### Work to do
Output the material word for word. Leave each picture out.

### Information shown
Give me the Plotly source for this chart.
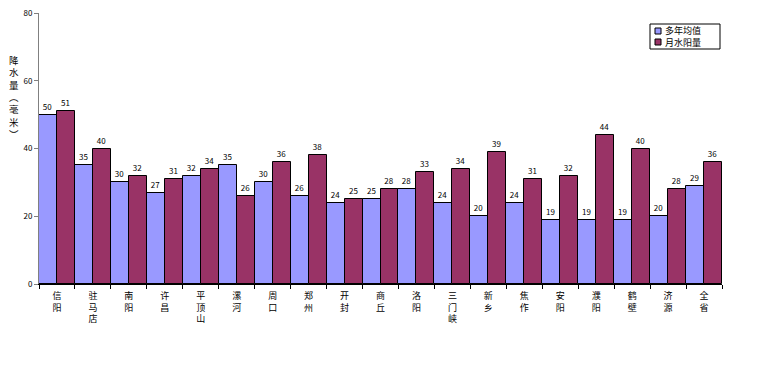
import plotly.graph_objects as go

categories = ["信阳", "驻马店", "南阳", "许昌", "平顶山", "漯河", "周口", "郑州", "开封", "商丘",
              "洛阳", "三门峡", "新乡", "焦作", "安阳", "濮阳", "鹤壁", "济源", "全省"]
avg_values = [50, 35, 30, 27, 32, 35, 30, 26, 24, 25, 28, 24, 20, 24, 19, 19, 19, 20, 29]
month_values = [51, 40, 32, 31, 34, 26, 36, 38, 25, 28, 33, 34, 39, 31, 32, 44, 40, 28, 36]
series_names = ["多年均值", "月水阳量"]
series_colors = ["#9999FF", "#993366"]
y_ticks = [0, 20, 40, 60, 80]
y_title_chars = ["降", "水", "量", "︵", "毫", "米", "︶"]

FONT = "Noto Sans CJK SC"
W, H = 766, 373
OFF = 8  # page body margin
# plot area in screen pixels
SL, SR, ST, SB = 39, 722, 13, 284
L, T = SL - OFF, ST - OFF
R = W - (SR - OFF)
B = H - (SB - OFF)
PW, PH = SR - SL, SB - ST


def px(x):
    return (x - SL) / PW


def py(y):
    return (SB - y) / PH


tick_text = ["<br>".join(list(c)) for c in categories]

fig = go.Figure()
for name, vals, col in zip(series_names, [avg_values, month_values], series_colors):
    fig.add_trace(go.Bar(
        x=categories, y=vals, name=name,
        marker=dict(color=col, line=dict(color="#000000", width=1)),
        text=[str(v) for v in vals], textposition="outside",
        textfont=dict(size=8, color="#000000", family=FONT), cliponaxis=False,
        showlegend=False,
    ))

annotations = [dict(
    text="<br>".join(y_title_chars), xref="paper", yref="paper",
    x=px(14), y=py(97), xanchor="center", yanchor="middle",
    showarrow=False, borderpad=0,
    font=dict(size=9.5, family=FONT, color="#000000"),
)]

# legend (box, swatches, labels)
shapes = [dict(type="rect", xref="paper", yref="paper",
               x0=px(650), x1=px(720), y0=py(49), y1=py(24),
               line=dict(color="#000000", width=1), fillcolor="white", layer="above")]
row_y = [31, 42]
for name, col, yy in zip(series_names, series_colors, row_y):
    shapes.append(dict(type="rect", xref="paper", yref="paper",
                       x0=px(655), x1=px(661), y0=py(yy + 3), y1=py(yy - 3),
                       line=dict(color="#000000", width=1), fillcolor=col, layer="above"))
    annotations.append(dict(
        text=name, xref="paper", yref="paper", x=px(664), y=py(yy),
        xanchor="left", yanchor="middle", showarrow=False, borderpad=0,
        font=dict(size=9, family=FONT, color="#000000"),
    ))

fig.update_layout(
    width=W, height=H,
    margin=dict(l=L, r=R, t=T, b=B, autoexpand=False),
    paper_bgcolor="white", plot_bgcolor="white",
    barmode="group", bargap=0, bargroupgap=0,
    font=dict(family=FONT, size=10, color="#000000"),
    showlegend=False,
    xaxis=dict(
        tickmode="array", tickvals=categories, ticktext=tick_text,
        ticks="outside", tickson="boundaries", ticklen=4, tickcolor="#000000",
        showline=True, linecolor="#000000", linewidth=1, automargin=False,
        showgrid=False, tickfont=dict(size=9, family=FONT), ticklabelstandoff=3,
        ticklabeloverflow="allow",
    ),
    yaxis=dict(
        range=[0, 80], tickvals=y_ticks, ticks="outside", ticklen=4,
        tickcolor="#808080", showline=True, linecolor="#808080", linewidth=1,
        showgrid=False, zeroline=False, automargin=False,
        tickfont=dict(size=8, family=FONT), ticklabeloverflow="allow",
    ),
    annotations=annotations,
    shapes=shapes,
)

fig.write_html("out.html")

### Exercise answer
Give me the Plotly source for this chart.
import plotly.graph_objects as go

categories = ["信阳", "驻马店", "南阳", "许昌", "平顶山", "漯河", "周口", "郑州", "开封", "商丘",
              "洛阳", "三门峡", "新乡", "焦作", "安阳", "濮阳", "鹤壁", "济源", "全省"]
avg_values = [50, 35, 30, 27, 32, 35, 30, 26, 24, 25, 28, 24, 20, 24, 19, 19, 19, 20, 29]
month_values = [51, 40, 32, 31, 34, 26, 36, 38, 25, 28, 33, 34, 39, 31, 32, 44, 40, 28, 36]
series_names = ["多年均值", "月水阳量"]
series_colors = ["#9999FF", "#993366"]
y_ticks = [0, 20, 40, 60, 80]
y_title_chars = ["降", "水", "量", "︵", "毫", "米", "︶"]

FONT = "Noto Sans CJK SC"
W, H = 766, 373
OFF = 8  # page body margin
# plot area in screen pixels
SL, SR, ST, SB = 39, 722, 13, 284
L, T = SL - OFF, ST - OFF
R = W - (SR - OFF)
B = H - (SB - OFF)
PW, PH = SR - SL, SB - ST


def px(x):
    return (x - SL) / PW


def py(y):
    return (SB - y) / PH


tick_text = ["<br>".join(list(c)) for c in categories]

fig = go.Figure()
for name, vals, col in zip(series_names, [avg_values, month_values], series_colors):
    fig.add_trace(go.Bar(
        x=categories, y=vals, name=name,
        marker=dict(color=col, line=dict(color="#000000", width=1)),
        text=[str(v) for v in vals], textposition="outside",
        textfont=dict(size=8, color="#000000", family=FONT), cliponaxis=False,
        showlegend=False,
    ))

annotations = [dict(
    text="<br>".join(y_title_chars), xref="paper", yref="paper",
    x=px(14), y=py(97), xanchor="center", yanchor="middle",
    showarrow=False, borderpad=0,
    font=dict(size=9.5, family=FONT, color="#000000"),
)]

# legend (box, swatches, labels)
shapes = [dict(type="rect", xref="paper", yref="paper",
               x0=px(650), x1=px(720), y0=py(49), y1=py(24),
               line=dict(color="#000000", width=1), fillcolor="white", layer="above")]
row_y = [31, 42]
for name, col, yy in zip(series_names, series_colors, row_y):
    shapes.append(dict(type="rect", xref="paper", yref="paper",
                       x0=px(655), x1=px(661), y0=py(yy + 3), y1=py(yy - 3),
                       line=dict(color="#000000", width=1), fillcolor=col, layer="above"))
    annotations.append(dict(
        text=name, xref="paper", yref="paper", x=px(664), y=py(yy),
        xanchor="left", yanchor="middle", showarrow=False, borderpad=0,
        font=dict(size=9, family=FONT, color="#000000"),
    ))

fig.update_layout(
    width=W, height=H,
    margin=dict(l=L, r=R, t=T, b=B, autoexpand=False),
    paper_bgcolor="white", plot_bgcolor="white",
    barmode="group", bargap=0, bargroupgap=0,
    font=dict(family=FONT, size=10, color="#000000"),
    showlegend=False,
    xaxis=dict(
        tickmode="array", tickvals=categories, ticktext=tick_text,
        ticks="outside", tickson="boundaries", ticklen=4, tickcolor="#000000",
        showline=True, linecolor="#000000", linewidth=1, automargin=False,
        showgrid=False, tickfont=dict(size=9, family=FONT), ticklabelstandoff=3,
        ticklabeloverflow="allow",
    ),
    yaxis=dict(
        range=[0, 80], tickvals=y_ticks, ticks="outside", ticklen=4,
        tickcolor="#808080", showline=True, linecolor="#808080", linewidth=1,
        showgrid=False, zeroline=False, automargin=False,
        tickfont=dict(size=8, family=FONT), ticklabeloverflow="allow",
    ),
    annotations=annotations,
    shapes=shapes,
)

fig.write_html("out.html")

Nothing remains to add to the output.